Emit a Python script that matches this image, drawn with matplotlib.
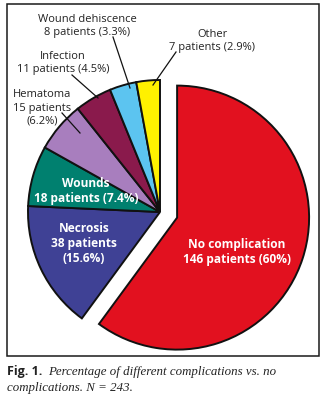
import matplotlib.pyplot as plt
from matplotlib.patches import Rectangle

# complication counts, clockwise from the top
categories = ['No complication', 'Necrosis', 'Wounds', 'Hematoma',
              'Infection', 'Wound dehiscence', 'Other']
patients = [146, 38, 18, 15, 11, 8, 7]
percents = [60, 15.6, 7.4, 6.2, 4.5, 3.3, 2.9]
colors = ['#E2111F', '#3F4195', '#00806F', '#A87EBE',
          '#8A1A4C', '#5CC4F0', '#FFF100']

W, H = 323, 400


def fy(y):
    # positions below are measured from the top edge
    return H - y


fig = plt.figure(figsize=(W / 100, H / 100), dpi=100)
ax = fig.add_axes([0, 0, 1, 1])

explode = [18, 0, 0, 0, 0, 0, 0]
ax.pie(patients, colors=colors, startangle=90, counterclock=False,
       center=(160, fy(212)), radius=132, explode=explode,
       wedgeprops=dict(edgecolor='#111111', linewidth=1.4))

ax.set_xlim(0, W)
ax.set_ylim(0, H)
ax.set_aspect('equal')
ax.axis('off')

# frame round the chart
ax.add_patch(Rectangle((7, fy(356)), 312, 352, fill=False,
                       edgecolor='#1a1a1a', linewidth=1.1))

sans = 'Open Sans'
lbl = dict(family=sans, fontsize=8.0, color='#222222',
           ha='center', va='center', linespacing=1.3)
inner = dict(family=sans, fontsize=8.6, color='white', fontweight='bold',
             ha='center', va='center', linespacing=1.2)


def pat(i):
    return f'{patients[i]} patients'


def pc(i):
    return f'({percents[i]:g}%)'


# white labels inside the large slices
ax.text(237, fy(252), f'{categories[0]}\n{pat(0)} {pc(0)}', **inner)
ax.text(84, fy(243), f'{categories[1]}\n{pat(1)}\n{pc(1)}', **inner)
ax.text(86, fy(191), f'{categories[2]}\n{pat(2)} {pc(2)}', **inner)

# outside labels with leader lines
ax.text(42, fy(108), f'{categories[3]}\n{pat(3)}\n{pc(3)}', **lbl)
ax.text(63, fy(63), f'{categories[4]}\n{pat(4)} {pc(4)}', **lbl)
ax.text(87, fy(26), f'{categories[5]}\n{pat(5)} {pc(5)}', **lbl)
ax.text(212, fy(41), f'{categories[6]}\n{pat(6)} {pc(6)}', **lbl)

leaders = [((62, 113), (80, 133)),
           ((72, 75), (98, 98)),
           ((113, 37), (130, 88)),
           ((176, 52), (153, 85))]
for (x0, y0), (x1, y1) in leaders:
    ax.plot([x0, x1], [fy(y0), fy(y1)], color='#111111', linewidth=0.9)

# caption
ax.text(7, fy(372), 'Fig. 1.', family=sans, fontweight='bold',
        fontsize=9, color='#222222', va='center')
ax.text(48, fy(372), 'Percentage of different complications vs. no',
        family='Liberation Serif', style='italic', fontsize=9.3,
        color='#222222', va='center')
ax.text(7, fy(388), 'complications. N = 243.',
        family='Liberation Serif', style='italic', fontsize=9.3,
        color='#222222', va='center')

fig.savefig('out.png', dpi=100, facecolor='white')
══════════
Collect, from the material above, every line containing the word "with".

Emit a Python script that matches this image, drawn with matplotlib.
# outside labels with leader lines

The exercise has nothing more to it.